Letting Go: When Your Kid Needs You Less

When your kids are babies and toddlers, they NEED you. They need you for everything. Feed them, bathe them, wipe their bottoms. Play-dates and social times require hand-holding. Sometimes it feels like your child is literally glued to your body. As we all have come to realize, that time although it feels like it lasts for-ev-er, it goes by in a blink.

In what seems like a matter of minutes you have a school-aged child attempting to navigate the norms of school, sports, and social lives. (Social lives that often seem to have more action than your own!) How your child needs you transforms. They can get their own cereal, get dressed on their own, and attempt to clean their own rooms. You become the homework helper, chauffeur, and the hygiene checker.
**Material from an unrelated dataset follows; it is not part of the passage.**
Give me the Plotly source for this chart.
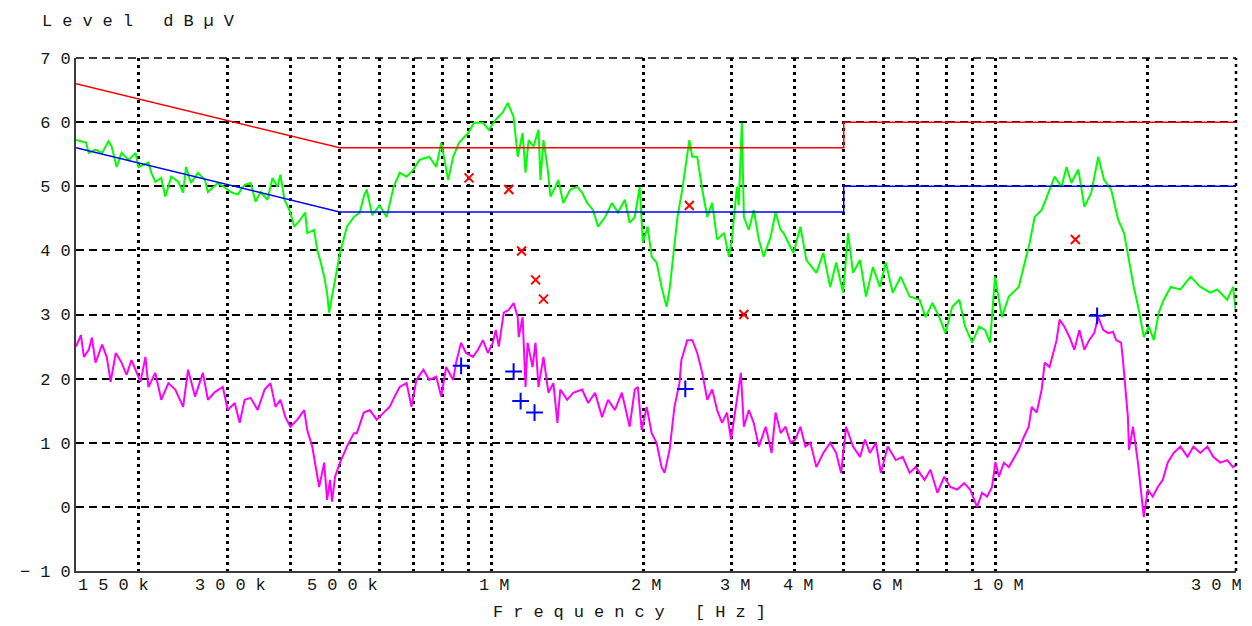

The biggest change of school-aged kids: you are suddenly NOT COOL anymore. Yes, you read that right, you are not cool. This is just the start of that, I heard we parents get more uncool the older our kids get. Suddenly, instead of “going on adventures” with mommy and hanging out with you, your child wants to be with friends and go to school functions but not to actually spend time with you. They run off to find friends, even if it is someone they won’t see again! I have found myself lately, at family events, alone. My son quickly running off to be with the other kids. Basically saying “forget you, mommy!” 

Having him wander, under my careful supervision, of course, to be with the other kids is healthy! Even if it does hurt my feelings just a bit. I know he is not the only nine-year-old doing this. Kids need to be around each other outside the walls of the classroom or baseball diamond. The best part about this is kids are engaging with others. They are meeting new peers, and that is good for them! We as parents have to sit back and let it happen. Even though it is not always easy to do. Will it always be roses and unicorns? Nope. Will there be disagreements? Um, yes, yes there will be.

Here’s the thing without us hovering over them they will learn to solve disagreements and make good decisions. Or, in some cases learn the consequences of making the wrong decision. Now, I am talking about school-aged kids, bad decisions here are usually limited to trying to use another kids fidget spinner. Kids are able to problem solve by themselves without our interfering. We spend our time loving on our kids, showing them manners, how to be polite, how to be kind. Why, do we suddenly not trust them to be able to demonstrate those emotions outside our grasp? They can do it!

We can sit back, observe from afar, I mean not too far away, we still need to keep them an eye on them. But, we can observe them being the “good” kids we know they are. Trust yourself, and your parenting to know that you are setting up your children to form successful friendships and connections. Then sit back, and watch the friendships form.